The reason why they did what they did is simply because once the 30% of notes are redeemed, it releases security on Marmato – the notes will then only be secured by the Segovia mine operation. In light of its current production, I will be happy to continue collecting coupons and having the quarterly redemptions proceed until I get cashed out.

I have no position in GCM equity nor do I anticipate having any in the future.

Finally, this creates a capital allocation strategy issue for me in terms of where to re-deploy the cash. It really was happy earning a very low risk 16%, but sadly no longer.

Atlantic Power – just a matter of time

When a company pays back debt, its enterprise value drops (or more specifically, the cash generation which leads to debt paydown is the cause of the enterprise value decrease because EV is market cap minus net debt, but I’ll insert this in before somebody comments on my illogical statement!). All things being equal, when material amounts of debt are paid back and the underlying entity is cash flow positive, it should eventually reflect an increase in market capitalization. This process sometimes takes a long time.

Atlantic Power today announced a revision to their credit agreement, which dropped the interest rate payable by another 25 basis points (to LIBOR plus 250bps), and if they can get their leverage ratio to less than 2.75:1 then it will go down another 25 basis points further. Atlantic Power had US$400 million in term loans outstanding in September 30, 2019 so this will result in somewhat less than a million a year in annualized interest rate savings going forward.
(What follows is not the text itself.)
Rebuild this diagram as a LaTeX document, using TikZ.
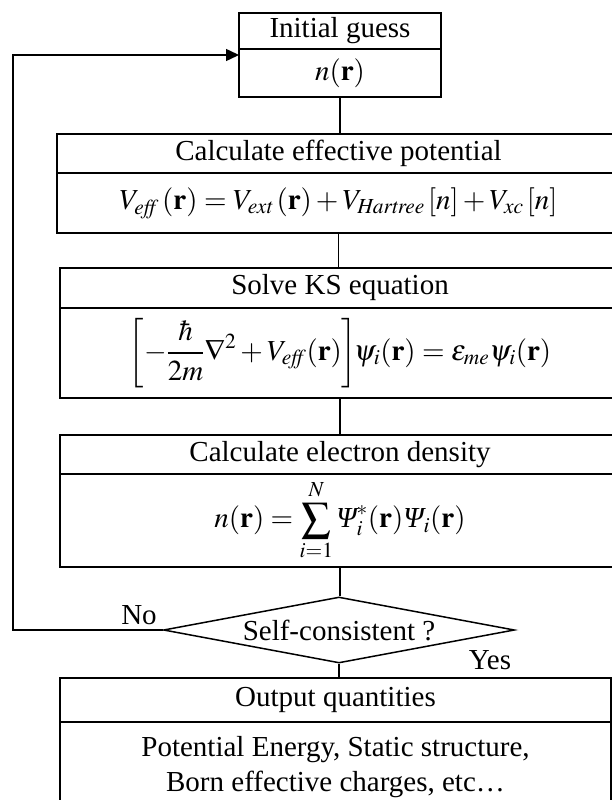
\documentclass[tikz,border=0pt]{standalone}
\usepackage{mathptmx}
\usepackage{fontspec}
\setmainfont{Liberation Serif}
\usepackage{tikz}
\usetikzlibrary{positioning,arrows.meta,shapes.geometric}
\tikzset{
  boxpart/.style={draw, line width=1.5pt, inner sep=0pt, outer sep=0pt,
                  anchor=north west, align=center},
  link/.style={line width=1.5pt},
  answer/.style={inner sep=0pt},
}
\newcommand{\itPsi}{\mbox{\itshape Ψ}}
% name, left, top, split, bottom, width, head, body
\newcommand{\flowbox}[8]{%
  \node[boxpart, minimum width=#6pt, minimum height={(#4-#3)*1pt}] (#1head) at (#2,#3) {#7};
  \node[boxpart, minimum width=#6pt, minimum height={(#5-#4)*1pt}] (#1body) at (#1head.south west) {#8};}

\begin{document}
\begin{tikzpicture}[x=1pt, y=-1pt, font=\fontsize{29}{35}\selectfont]
  \useasboundingbox (0,0) rectangle (612,800);
  \flowbox{init}{239}{13}{49}{97}{202}{Initial guess}{$n(\mathbf{r})$}
  \flowbox{eff}{57}{134}{173}{233}{563}{Calculate effective potential}%
    {$V_{\mathit{eff}}\,(\mathbf{r})=V_{\mathit{ext}}\,(\mathbf{r})+V_{\mathit{Hartree}}\,[n]+V_{\mathit{xc}}\,[n]$}
  \flowbox{ks}{60}{268}{308}{398}{560}{Solve KS equation}%
    {$\displaystyle\biggl[-\frac{\hbar}{2m}\nabla^{2}+V_{\mathit{eff}}(\mathbf{r})\biggr]\!\psi_{i}(\mathbf{r})=\varepsilon_{me}\psi_{i}(\mathbf{r})$}
  \flowbox{dens}{60}{435}{474}{567}{560}{Calculate electron density}%
    {$\displaystyle n(\mathbf{r})=\sum_{i=1}^{N}\itPsi_{i}^{*}(\mathbf{r})\itPsi_{i}(\mathbf{r})$}
  \node[diamond, draw, link, aspect=5.3, inner sep=0pt, minimum width=351pt,
        minimum height=66pt] (check) at (339,630) {Self-consistent ?};
  \flowbox{out}{60}{678}{722}{812}{551}{Output quantities}%
    {Potential Energy, Static structure,\\Born effective charges, etc\ldots}
  \node[answer] (nolabel) at (139,615) {No};
  \node[answer] (yeslabel) at (490,660) {Yes};
  \coordinate (loopx) at (13,55);
  \draw[link] (initbody.south) -- (initbody.south |- effhead.north);
  \draw[link] (effbody.south) -- (effbody.south |- kshead.north);
  \draw[link] (ksbody.south) -- (ksbody.south |- denshead.north);
  \draw[link] (densbody.south) -- (densbody.south |- check.north);
  \draw[link] (check.south) -- (check.south |- outhead.north);
  \draw[link, -{Triangle[length=13pt, width=12pt]}] (check.west) -| (loopx) -- (inithead.south west |- loopx);
\end{tikzpicture}
\end{document}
Reading credit agreement amendments (original April 13, 2016) might not be exciting, but sometimes a few nuggets of information here and there come out which are interesting. Section 2.15(d) of the agreement has the following debt paydown table:

The term loan component is extended to April 2025 which completely eliminates short term credit risk. The de-leveraging is mostly finished. The question is when the market will start to price in equity appreciation – after 2022 the company still has 12 power plants that are under power purchase agreements and generating considerable amount of cash flows.